真夏にブラームスの『交響曲第1番』とか、ワーグナーの『神々の黄昏』とかを聴きたがる人は少数派ではないかと思います。
ただでさえ暑苦しいのに、「ダダダ、ダダダ、ダダダダーン、ダダダダーンダダダダーン」と執拗に刻まれるブラームスの第1番とか、4時間かけてヘロヘロになりながらたどり着いた結末でブリュンヒルデが燃え盛る炎に愛馬グラーネとともに飛び込んでヴァルハラ城が焼け落ち、ライン川が氾濫して指環がラインの乙女たちのもとへ・・・、なんていうものと関わりたいと思いませんよね普通。
秋になってくると「マーラーでも聴いたれ」という気分になりますが、7,8月でそれは無理。
私はこの季節になるとやたらとバロック音楽の涼しげな音世界に親しみがちになります。
ラモーのクラブサン曲だったり、フックスのレクイエムだったり、フックスのレクイエムだったり・・・、レクイエムが多いですがフックスの場合は題名に反してなんだかフランスの白い大聖堂のステンドグラスから射し込む温かい光を思わせるような明るい作品になっています。
さらにはモンテヴェルディ『聖母マリアの夕べの祈り』なんていう素晴らしい作品も・・・。
思わず頭を垂れたくなる『聖母マリアの夕べの祈り』
エリオット・ガーディナーの指揮による動画を貼り付けておきました。
聖母マリアの、といっても聖母マリアが祈るわけではなく聖母マリアのために捧げる夕刻の祈りという意味です。
それはともあれ作曲者モンテヴェルディは、
16世紀から17世紀にかけてのイタリアの作曲家、ヴィオラ・ダ・ガンバ奏者、歌手。マントヴァ公国の宮廷楽長、ヴェネツィアのサン・マルコ寺院の楽長を歴任し、ヴェネツィア音楽のもっとも華やかな時代の一つを作り上げた。(ウィキペディアより)

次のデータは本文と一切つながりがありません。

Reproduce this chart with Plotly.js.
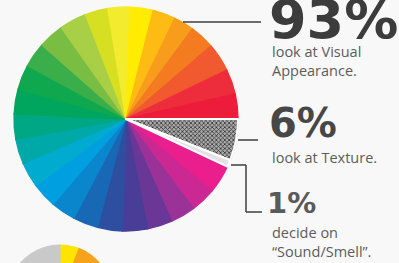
<!DOCTYPE html>
<html><head><meta charset="utf-8">
<script src="https://cdn.plot.ly/plotly-3.0.1.min.js"></script>
<style>
html,body{margin:0;padding:0;overflow:hidden;background:#f8f8f8;width:399px;height:263px}
#wrap{width:399px;height:263px;overflow:hidden;position:relative}
</style></head>
<body><div id="wrap"><div id="chart"></div></div>
<script>
// ---- data ----
const shareValues = [93, 6, 1];
const shareLabels = ['93%', '6%', '1%'];
const shareCaptions = ['look at Visual<br>Appearance.', 'look at Texture.', 'decide on<br>“Sound/Smell”.'];

// rainbow sub-slices of the 93% share, counter-clockwise from 3 o'clock
const rainbowValues = [3.6, 3.6, 4.1, 3.6, 2.9, 3.3, 3.3, 3.2, 3.3, 3.9, 3.7,
                       3.6, 3.6, 3.6, 3.6, 3.6, 3.6, 3.6, 3.6, 3.6, 3.6, 3.6, 3.6, 3.6, 3.6, 4.1];
const rainbowColors = ['#ED1C3A', '#EE2D3C', '#F05A2E', '#F47B20', '#F89C1C', '#FDBB13', '#FFEC00',
                       '#F3EB2E', '#D7DF23', '#A8CF45', '#79BE43', '#3AAE4A', '#10A84E', '#00A65D',
                       '#00A785', '#00A9A8', '#00ABD0', '#00A0E0', '#0A86CC', '#1868B5', '#2E4FA0',
                       '#4A3D98', '#6A3797', '#9A3298', '#CC2893', '#EA1E8C'];

// second (cut-off) pie below
const pie2Values = [6, 9, 10, 11, 12, 12, 12, 13, 15];
const pie2Colors = ['#FFE400', '#F7A21C', '#F05A2E', '#E0208A', '#6A3797',
                    '#1C6AB5', '#00A9C8', '#2BAA4A', '#C9C9C9'];

// ---- build ----
const W = 399, H = 380;
const X = x => x / W, Y = y => 1 - y / H;
const PIE_X = [X(14), X(238)], PIE_Y = [Y(231), Y(7)];

const revVals = rainbowValues.slice().reverse();
const revCols = rainbowColors.slice().reverse();
const texFill = '#8e8e8e', smellFill = '#e2e2e6';

const pie1 = {
  type: 'pie', values: [shareValues[1], shareValues[2]].concat(revVals),
  sort: false, direction: 'clockwise', rotation: 90,
  marker: {colors: [texFill, smellFill].concat(revCols),
           line: {color: [texFill, smellFill].concat(revCols), width: 1.4}},
  textinfo: 'none', hoverinfo: 'none', showlegend: false,
  domain: {x: PIE_X, y: PIE_Y}
};
// overlay: texture + sound/smell slices with white outline, visual share transparent
const pie3 = {
  type: 'pie', values: [shareValues[1], shareValues[2], shareValues[0]],
  sort: false, direction: 'clockwise', rotation: 90,
  marker: {colors: [texFill, smellFill, 'rgba(0,0,0,0)'],
           line: {color: '#ffffff', width: [2, 2, 0]},
           pattern: {shape: ['x', '', ''], fgcolor: '#333333', bgcolor: '#ababab', size: 3, solidity: 0.45}},
  textinfo: 'none', hoverinfo: 'none', showlegend: false,
  domain: {x: PIE_X, y: PIE_Y}
};
const pie2 = {
  type: 'pie', values: pie2Values, sort: false, direction: 'clockwise', rotation: 0,
  marker: {colors: pie2Colors, line: {color: pie2Colors, width: 1.2}},
  textinfo: 'none', hoverinfo: 'none', showlegend: false,
  domain: {x: [X(8), X(112)], y: [Y(349), Y(245)]}
};

const dark = '#3c3c3c', dark2 = '#474747', mid = '#5a5a5a', capCol = '#5c5c5c';
const bigFont = 'DejaVu Sans', capFont = 'Open Sans';
const ann = (text, x, y, size, color, family, weight) => ({
  text: text, x: X(x), y: Y(y), xref: 'paper', yref: 'paper', xanchor: 'left', yanchor: 'middle',
  showarrow: false, align: 'left', font: {family: family, size: size, color: color, weight: weight}
});
const annotations = [
  ann(shareLabels[0], 267, 19, 54, dark, bigFont, 700),
  ann(shareCaptions[0], 270, 61, 14.5, capCol, capFont, 400),
  ann(shareLabels[1], 267, 122.5, 40, dark2, bigFont, 700),
  ann(shareCaptions[1], 270, 157, 14.5, capCol, capFont, 400),
  ann(shareLabels[2], 265, 202.5, 29, mid, bigFont, 700),
  ann(shareCaptions[2], 270, 242, 14.5, capCol, capFont, 400)
];
const ln = (x0, y0, x1, y1) => ({type: 'line', xref: 'paper', yref: 'paper',
  x0: X(x0), y0: Y(y0), x1: X(x1), y1: Y(y1), line: {color: '#3f3f3f', width: 1.5}});
const shapes = [
  ln(183, 22, 261, 22),
  ln(238, 140, 258, 140),
  ln(231, 165, 246, 165), ln(246, 165, 246, 212), ln(246, 212, 262, 212)
];

Plotly.newPlot('chart', [pie1, pie3, pie2], {
  width: W, height: H, margin: {l: 0, r: 0, t: 0, b: 0},
  paper_bgcolor: '#f8f8f8', plot_bgcolor: '#f8f8f8',
  annotations: annotations, shapes: shapes, showlegend: false
}, {staticPlot: true, displayModeBar: false});
</script></body></html>
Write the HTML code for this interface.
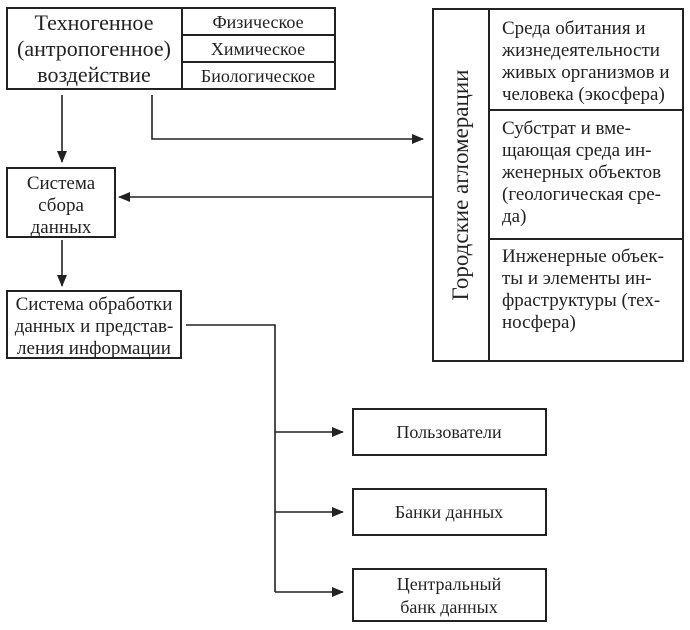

とあり、バッハ以前の作曲家のなかでは特筆すべき才能だということがわかります。
『聖母マリアの夕べの祈り』を聴いてみると彼の実力は明らかです。
CDならたいてい2枚組のはずですが、その2枚めに収録されているであろう2つのマニフィカートはどちらも25分程度でそう長くはなく気楽に聴くことができます。
歌詞もラテン語とはいえ2,3行の祈りの言葉なので(そしてどうせアニマ・エテルナとかありがちなことしか言っていないので)、難しく考える必要もありません。
しかしマニフィカートに盛り込まれた響きはどうでしょう! ヴェネツィアで活躍したからなのか、オペラを手掛けていたからなのか、ところどころで劇的起伏すら感じさせるメロディそして歌声を交わし合う合唱団の澄み切ったハーモニーの重なりは、「どうせ昔の音楽でしょう」、という不安を拭い去るに充分です。
西洋音楽はリズム、メロディ、ハーモニーとくにハーモニーを重んじていることはご存知だと思いますが、教会音楽では合唱団のハーモニーこそまさに美しさの原点。合唱や吹奏楽、オーケストラをやっている人ならきっと体感していますよね。
現代の普通の曲(コンビニとかで流れてるようなやつ)は電子楽器ばかり多用されているため本当の意味でのハーモニーが欠落しており、一音一音がアラーム音のように直線的でニュアンスもゼロ。
こういう音ばかり耳にしているのは、毎日ファーストフードばかり食べて味覚を鈍くさせていくのにも等しいでしょうし、いかに日本が先進国といえどもそのような音が溢れかえっている現実を見ると、どうしようもない貧しさを感じてしまいます。
「一体何を言ってるんだ?」と思った方は、純正律とか平均律とか、弦楽器をチューニングしたときの「うねり」とかをいろいろ説明しなくてはならないのですがそういうややこしい話をショートカットして「美しいハーモニーとはなにか」を一瞬で理解させてくれるのもまた『聖母マリアの夕べの祈り』であります。
今年の夏はこれだけ聴いて過ごそうかな・・・。